Either way, the same accounting rule is being implemented, BB&T Chief Financial Officer Daryl Bible said at an investor conference Thursday. The difference is “more cosmetic” than real, Bible said. “At the end of the day, the capital levels will be the same.”

Still, Kelly King, BB&T's chairman and CEO, and Bill Rogers, his counterpart at SunTrust, would like to avoid the more complicated scenario if it can be helped, he said.

A large quarterly hit to earnings, regardless of the reason, could hurt the new company's stock price, Scouten said. Computer-based stock trading, where buy-and-sell decisions are made solely by algorithms, might be unable to adjust for an accounting-based hit, he said.

“It could have some unnecessary impact on the stock, although I assume that would be temporary,” Scouten said.

CECL takes effect Jan. 1 for banks that report to the Securities and Exchange Commission, except those institutions defined as smaller reporting companies. Some banks have cited the new CECL rule as a reason for trying to complete pending acquisitions in 2019 instead of 2020, including the $18 billion-asset Simmons First National in Pine Bluff, Ark., which is buying Landmark Bank in Columbia, Mo.

Time is running short for the BB&T-SunTrust deal to close this year, and King acknowledged last month that the completion date could slip into next year. Scouten said the Fed approval needs to happen by Dec. 12 for the acquisition to close this year. BB&T has said it plans to complete the acquisition on the first Friday after a mandated 15-day waiting period.

BB&T and SunTrust are part of a group that advocated for a two-tier allowance structure for CECL. One tier would have included charge-offs expected within 12 months, which would flow through net income. The second would have included charge-offs expected over the remaining contractual life of a loan, which would flow through other comprehensive income.
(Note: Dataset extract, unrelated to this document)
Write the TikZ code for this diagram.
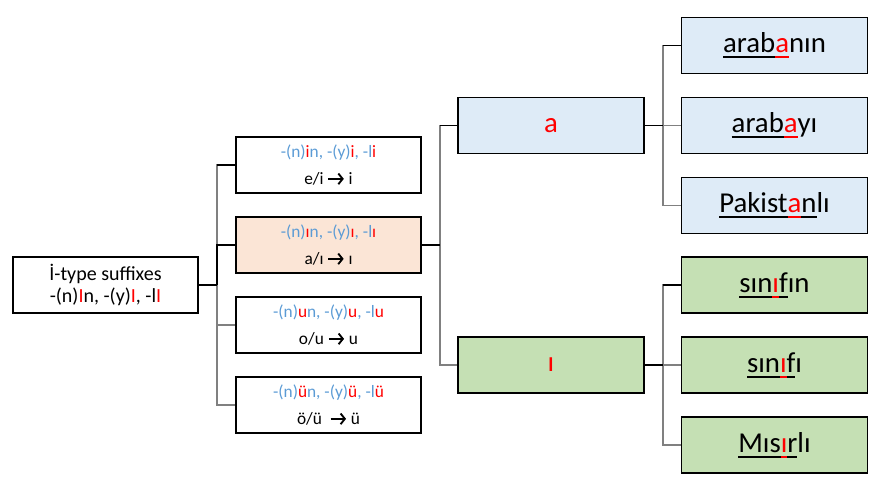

The proposal was intended to mitigate CECL's effect on capital.

The group, which also included Fifth Third Bancorp, Capital One Financial, Huntington Bancshares and U.S. Bancorp, sent the Financial Accounting Standards Board a letter earlier this year outlining the details of its proposal. While the banks also suggested a broad-based delay in CECL's effective dates, the FASB has not given any indication that it would do that.